For each biblical figure, the rabbis had a one word nickname or title. For example, Abraham is commonly called: “Abraham, our father.” Joseph is called, “Joseph the righteous.’ Moses is called: “Moses, our rabbi.” The rabbis considered Moses the model of the quintessential rabbi. Why? All of the patriarchs and matriarchs are spiritual teachers. What did Moses do that was the essence of what they aspired to as rabbis?

This week’s Torah portion begins the book of Vayikra (Leviticus). The project of building the tabernacle and the tent of meeting which consumed the last third of the book of Exodus is now concluded. In this opening portion, God instructs Moses what to teach the people to do in a range of situations. Moses teaches the people how to make sacrifices to atone for intentional and unintentional mistakes and how to bring offerings of wholeness in times of joy. Moses was the prototypical rabbi by teaching the people how to grapple with moments of anguish and celebration.

In reflecting on Hannah’s statement, I realized that’s exactly what parents do too. After the destruction of the temple, each home was considered a mikdash me’at (a small sanctuary). Indeed, parents make a home – a safe place for their children to grow. Within that space, they teach how to reconcile after making mistakes and how to celebrate life.

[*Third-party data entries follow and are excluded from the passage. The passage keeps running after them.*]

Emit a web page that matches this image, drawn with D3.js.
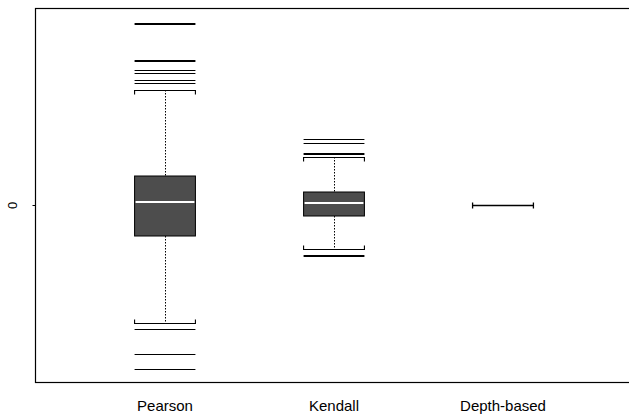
<!DOCTYPE html>
<html>
<head>
<meta charset="utf-8">
<script src="https://cdn.jsdelivr.net/npm/d3@7"></script>
<style>
  body { margin: 0; background: #fff; }
  svg { display: block; font-family: "Liberation Sans", Arial, Helvetica, sans-serif; }
</style>
</head>
<body>
<div id="chart"></div>
<script>
// categories and box statistics
const categories = ['Pearson', 'Kendall', 'Depth-based'];
const lowerWhisker = [-1.18, -0.44, 0];
const q1 = [-0.31, -0.11, 0];
const median = [0.03, 0.02, 0];
const q3 = [0.29, 0.13, 0];
const upperWhisker = [1.15, 0.48, 0];
const outliers = [
  [1.82, 1.805, 1.455, 1.44, 1.35, 1.32, 1.25, 1.225, -1.24, -1.49, -1.64],
  [0.66, 0.625, 0.525, 0.515, -0.50, -0.505],
  []
];
const yTicks = [0];

const W = 629, H = 414;
const margin = { top: 8, right: -1, bottom: 32, left: 35 };

const svg = d3.select('#chart').append('svg')
  .attr('width', W)
  .attr('height', H);

const y = d3.scaleLinear()
  .domain([-1.77, 1.97])
  .range([H - margin.bottom, margin.top]);

const x = d3.scalePoint()
  .domain(categories)
  .range([165, 503]);

const step = x.step();
const halfW = step * 0.18;

// frame
svg.append('rect')
  .attr('x', margin.left + 0.5)
  .attr('y', margin.top + 0.5)
  .attr('width', W - margin.right - margin.left)
  .attr('height', H - margin.bottom - margin.top)
  .attr('fill', 'none')
  .attr('stroke', '#000')
  .attr('stroke-width', 1.2);

// y axis, only the 0 tick
const yAxis = svg.append('g')
  .attr('transform', `translate(${margin.left + 0.5},0)`)
  .call(d3.axisLeft(y).tickValues(yTicks).tickSize(3).tickSizeOuter(0).tickFormat(d3.format('d')));
yAxis.select('.domain').remove();
yAxis.selectAll('.tick line').attr('stroke', '#000');
yAxis.selectAll('.tick text')
  .attr('transform', 'rotate(-90)')
  .attr('x', 0)
  .attr('y', -23)
  .attr('dy', '0.35em')
  .attr('text-anchor', 'middle')
  .style('font-size', '13px')
  .style('font-family', '"Liberation Sans", Arial, sans-serif')
  .attr('fill', '#000');

// category labels
svg.append('g')
  .selectAll('text')
  .data(categories)
  .join('text')
    .attr('x', d => x(d))
    .attr('y', 411)
    .attr('text-anchor', 'middle')
    .style('font-size', '15px')
    .attr('fill', '#000')
    .text(d => d);

const snap = v => Math.round(v) + 0.5;

categories.forEach((cat, i) => {
  const cx = x(cat);
  const x0 = cx - halfW, x1 = cx + halfW;
  const g = svg.append('g');
  const flat = q1[i] === q3[i];

  if (!flat) {
    // whiskers (dotted)
    g.append('line')
      .attr('x1', snap(cx)).attr('x2', snap(cx))
      .attr('y1', y(upperWhisker[i])).attr('y2', y(q3[i]))
      .attr('stroke', '#000').attr('stroke-dasharray', '1.5,1.5');
    g.append('line')
      .attr('x1', snap(cx)).attr('x2', snap(cx))
      .attr('y1', y(q1[i])).attr('y2', y(lowerWhisker[i]))
      .attr('stroke', '#000').attr('stroke-dasharray', '1.5,1.5');

    // box
    g.append('rect')
      .attr('x', x0)
      .attr('y', y(q3[i]))
      .attr('width', x1 - x0)
      .attr('height', y(q1[i]) - y(q3[i]))
      .attr('fill', '#4d4d4d')
      .attr('stroke', '#000')
      .attr('stroke-width', 1);

    // median
    g.append('line')
      .attr('x1', x0 + 1).attr('x2', x1 - 1)
      .attr('y1', y(median[i])).attr('y2', y(median[i]))
      .attr('stroke', '#fff').attr('stroke-width', 2);
  }

  // staples with small end ticks pointing to the box
  const staple = (val, dir) => {
    const sy = snap(y(val));
    g.append('path')
      .attr('d', `M${x0},${sy + dir * 4}V${sy}H${x1}V${sy + dir * 4}`)
      .attr('fill', 'none')
      .attr('stroke', '#000')
      .attr('stroke-width', 1.1);
  };
  if (flat) {
    const sy = snap(y(median[i]));
    g.append('path')
      .attr('d', `M${x0},${sy - 3}V${sy + 3}M${x0},${sy}H${x1}M${x1},${sy - 3}V${sy + 3}`)
      .attr('fill', 'none')
      .attr('stroke', '#000')
      .attr('stroke-width', 1.3);
  } else {
    staple(upperWhisker[i], 1);
    staple(lowerWhisker[i], -1);
  }

  // outliers drawn as horizontal segments
  g.selectAll('line.out')
    .data(outliers[i])
    .join('line')
      .attr('class', 'out')
      .attr('x1', x0).attr('x2', x1)
      .attr('y1', d => snap(y(d))).attr('y2', d => snap(y(d)))
      .attr('stroke', '#000')
      .attr('stroke-width', 1.2);
});
</script>
</body>
</html>
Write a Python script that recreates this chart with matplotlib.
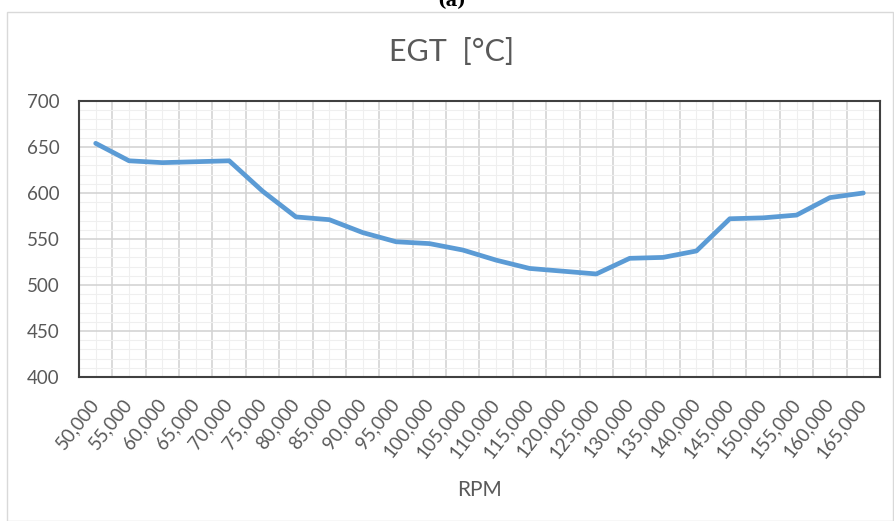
import matplotlib
matplotlib.use("Agg")
import matplotlib.pyplot as plt
from matplotlib.patches import Rectangle
from matplotlib.ticker import MultipleLocator, FixedLocator

# engine speed categories and exhaust gas temperature
rpm = [50000, 55000, 60000, 65000, 70000, 75000, 80000, 85000, 90000, 95000,
       100000, 105000, 110000, 115000, 120000, 125000, 130000, 135000, 140000,
       145000, 150000, 155000, 160000, 165000]
egt = [654, 635, 633, 634, 635, 602, 574, 571, 557, 547,
       545, 538, 527, 518, 515, 512, 529, 530, 537,
       572, 573, 576, 595, 600]
rpm_labels = ["{:,}".format(v) for v in rpm]

plt.rcParams['font.family'] = ['Lato', 'DejaVu Sans']
text_gray = '#595959'

fig = plt.figure(figsize=(8.95, 5.21), dpi=100)

# chart area frame
fig.patches.append(Rectangle((7 / 895, 0), 886 / 895, 509 / 521,
                             transform=fig.transFigure, fill=False,
                             edgecolor='#D9D9D9', linewidth=1.0))
fig.text(0.505, 0.997, "(a)", ha='center', va='center', fontsize=13,
         fontweight='bold', family='DejaVu Serif')

ax = fig.add_axes([79 / 895, 1 - 377 / 521, 801 / 895, 276 / 521])
x = list(range(len(rpm)))
ax.plot(x, egt, color='#5B9BD5', linewidth=3.4, solid_joinstyle='round',
        solid_capstyle='round', zorder=3)

ax.set_xlim(-0.5, len(rpm) - 0.5)
ax.set_ylim(400, 700)
ax.xaxis.set_major_locator(FixedLocator([i - 0.5 for i in range(len(rpm) + 1)]))
ax.xaxis.set_minor_locator(FixedLocator(x))
ax.set_xticklabels([])
ax.set_xticklabels(rpm_labels, minor=True, rotation=52, ha='right',
                   va='center', rotation_mode='anchor', fontsize=13.5,
                   color=text_gray)
ax.yaxis.set_major_locator(MultipleLocator(50))
ax.yaxis.set_minor_locator(MultipleLocator(10))
ax.tick_params(axis='y', which='major', length=0, pad=14, labelsize=13.5,
               labelcolor=text_gray)
ax.tick_params(axis='y', which='minor', length=0)
ax.tick_params(axis='x', which='both', length=0, pad=17)

ax.grid(which='major', color='#D4D4D4', linewidth=1.2)
ax.grid(which='minor', color='#EFEFEF', linewidth=0.8)
ax.set_axisbelow(True)
for s in ax.spines.values():
    s.set_color('#404040')
    s.set_linewidth(1.5)

ax.set_xlabel("RPM", fontsize=15, color=text_gray, labelpad=14)
fig.text(0.505, 1 - 52 / 521, "EGT  [°C]", ha='center', va='center',
         fontsize=22, color=text_gray)

fig.savefig("out.png", dpi=100)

This Sunday was my daughter’s fourth birthday party. Together, she and I made a Dora the Explorer cake. We made the cake Thursday afternoon, decorated it Saturday night, and served it to her classmates on Sunday. In Vayikra (Leviticus), Moses instructed that the Sh’lamim (wholeness) offering which was given in times of joy was supposed to be eaten that day or the following day or else it needed to be discarded on the third day. This stipulation encouraged the donor to invite many friends to join in the celebration. Likewise, Hannah’s birthday cake was an “offering of wholeness” to celebrate another year of her life.

Being a rabbi (or clergy-person) is one of the most respected professions in our society.
Unfortunately, being a “home-maker” or “stay-at home” parent seems to be one of the least-respected jobs. (Indeed, this profession even lacks a good title.) In some ways, clergy and parent seem to be polar-opposite roles. Leading a congregation is a high-profile position, involving lots of public speaking and dealing with hundreds of people. Being a parent is a largely private affair, without much of an audience, focusing intensely on a few precious souls.

Yet the essential task of clergy and parents is the same. Both teach people how to face times of joy and sorrow; and both create sacred spaces where God can be found.

Hannah was right. All mommies and daddies are rabbis.